A discussion about indecent, offensive and inappropriate dress is most often directed to girls. Perhaps that is why the saggy-pant boys seemed only outlandish to me at first. But then I started thinking about how embarrassed and offended I feel when I see women baring much more than cleavage, belly-buttons and their own undergarments.
I read an insightful book a few years ago, Return to Modesty by Wendy Shalit. Her ideas about how immodesty in the public arena has influenced our culture came to my mind.
Recently we heard the ACLU assert that Sen. Larry Craig of Idaho has a right, as does everyone, to solicit sex in a public restroom. Passengers in a car evidently have the right to watch adult movies on their DVD players in view of children and adults on our public streets. Patrons of the public library have the right to search for pornography on the Internet.
It seems that everyone claims the right to be discourteous because they believe that self-expression is more important than the consideration of others (manners). Once again, in an effort to tolerate anything and everything, our culture has become more uncivilized, brutish and beastly.
Modesty is uniquely human. Animals do not blush nor do they have "private parts." Everything they do is "in public." Not so with human beings. For people, created in God's image, modesty is a natural defense in public. It protects us from being vulnerable to the wrong people.
Modesty is more than what we wear, or don't wear. It is observing the proprieties of our culture, considering others first, setting personal boundaries, and respecting ourselves. A modest person does not seek to draw attention to herself or himself. Modesty is an attitude.
I believe a connection exists between modesty, manners and morals. Not to say that the saggy-pant-boys or the low-rise-jean-girls have any intentions of bringing down our society, or behaving uncivilly. But without guidance from their parents, who encourage independence and free expression over safety and courtesy, young people (and many adults) don't know how to differentiate between the appropriate behaviors for public and private lives. Society too has abdicated its responsibility for setting rules of etiquette.
Ironically, this immodest, ill-mannered behavior belies a lack of self-respect. Public displays of affection, nudity, and provocative attire that might be seen as braggadocio behavior are, in fact, signs of a low self-worth. It is modesty that quietly proclaims, "I'm too valuable for public use."
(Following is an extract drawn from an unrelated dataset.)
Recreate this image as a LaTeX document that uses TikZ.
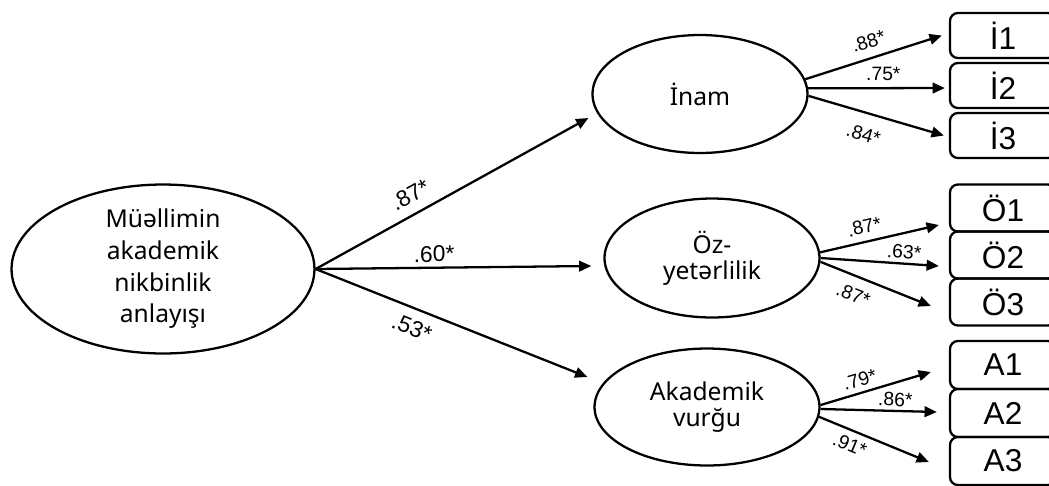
\documentclass[tikz,border=0pt]{standalone}
\usepackage{fontspec}
\setmainfont{Noto Sans}
\newfontfamily\arialfont{Liberation Sans}
\usetikzlibrary{shapes.geometric,arrows.meta,calc}

\tikzset{
    latent/.style={draw, ellipse, line width=1.3pt, inner sep=0pt, align=center,
        font=\fontsize{14}{15}\selectfont},
    itembox/.style={draw, rounded corners=4.5pt, line width=1.3pt, inner sep=0pt,
        minimum width=2.12cm, font=\arialfont\fontsize{18}{20}\selectfont},
    arr/.style={line width=1.3pt, -{Triangle[length=7pt,width=6pt]}},
    coefbig/.style={font=\arialfont\fontsize{13}{13}\selectfont, inner sep=2pt},
    coefsmall/.style={font=\arialfont\fontsize{11}{11}\selectfont, inner sep=2pt},
}

\begin{document}
\begin{tikzpicture}[x=0.02cm, y=-0.02cm]
    \useasboundingbox (0,0) rectangle (1049,485);

    % Ellissi latenti
    \node[latent, minimum width=6.06cm, minimum height=2.84cm, font=\fontsize{14}{18}\selectfont]
        (main) at (163,269) {Müəllimin\\akademik\\nikbinlik\\anlayışı};
    \node[latent, minimum width=4.3cm, minimum height=2.36cm] (inam) at (700,94) {İnam};
    \node[latent, minimum width=4.3cm, minimum height=2.38cm] (oz) at (712,258) {Öz-\\yetərlilik};
    \node[latent, minimum width=4.5cm, minimum height=2.34cm] (ak) at (707,407) {Akademik\\vurğu};

    % Indicatori
    \foreach \n/\y in {1/35.5,2/85.5,3/135.5} {
        \node[itembox, minimum height=0.9cm] (i\n) at (1003,\y) {İ\n};
    }
    \foreach \n/\y in {1/208,2/255,3/302} {
        \node[itembox, minimum height=0.94cm] (o\n) at (1003,\y) {Ö\n};
    }
    \foreach \n/\y in {1/365,2/413,3/461} {
        \node[itembox, minimum height=0.96cm] (a\n) at (1003,\y) {A\n};
    }

    % Percorsi strutturali
    \draw[arr] (main.east) -- node[coefbig, sloped, above=3.5pt, pos=0.38] {.87*} ($(inam.west)+(-3,24)$);
    \draw[arr] (main.east) -- node[coefbig, sloped, above=0.5pt, pos=0.43] {.60*} ($(oz.west)+(-12,8)$);
    \draw[arr] (main.east) -- node[coefbig, sloped, below=3.5pt, pos=0.38] {.53*} ($(ak.west)+(-6,-30)$);

    % Carichi fattoriali
    \draw[arr] (inam.8) -- node[coefsmall, sloped, above=3pt, pos=0.5] {.88*} ($(i1.west)+(-7,0)$);
    \draw[arr] (inam.3) -- node[coefsmall, sloped, above=1.5pt, pos=0.55] {.75*} ($(i2.west)+(-4,2.5)$);
    \draw[arr] (inam.-1) -- node[coefsmall, sloped, below=5.5pt, pos=0.45] {.84*} ($(i3.west)+(-5,0)$);

    \draw[arr] (oz.3) -- node[coefsmall, sloped, above=2pt, pos=0.4] {.87*} ($(o1.west)+(-10,17)$);
    \draw[arr] (oz.east) -- node[coefsmall, sloped, above=0pt, pos=0.7] {.63*} ($(o2.west)+(-10,11)$);
    \draw[arr] (oz.-2) -- node[coefsmall, sloped, below=4pt, pos=0.36] {.87*} ($(o3.west)+(-18,4)$);

    \draw[arr] (ak.1) -- node[coefsmall, sloped, above=1pt, pos=0.39] {.79*} ($(a1.west)+(-18,7)$);
    \draw[arr] (ak.-1) -- node[coefsmall, sloped, above=0pt, pos=0.64] {.86*} ($(a2.west)+(-12,-1)$);
    \draw[arr] (ak.-5) -- node[coefsmall, sloped, below=1.5pt, pos=0.33] {.91*} ($(a3.west)+(-20,1)$);
\end{tikzpicture}
\end{document}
I'm not sure that making saggy pants illegal is going to solve the problem. We couldn't pass enough laws to cover (pun intended) all the ways people can be offensively exposed. Edmund Burke once remarked, "Manners are more important than the law." However, in our culture today, it seems a lot easier to pass a law than to enforce courtesy.
On the other hand, sometimes the correction of seemingly minor offenses can have major ramifications. William Wilberforce set out to "reform manners" in 18th century England "in order to resist the spread of open [public] immorality." He ended up abolishing the slave trade. Similarly, New York City police discovered that when they cleaned up abandoned buildings (even if it meant redoing their work every day), crime significantly decreased in the neighborhood.
This "broken-window" theory might apply now to Dallas' saggy pants problem. Could something as simple as a belt be the beginning of reducing rudeness, rowdiness and road rage?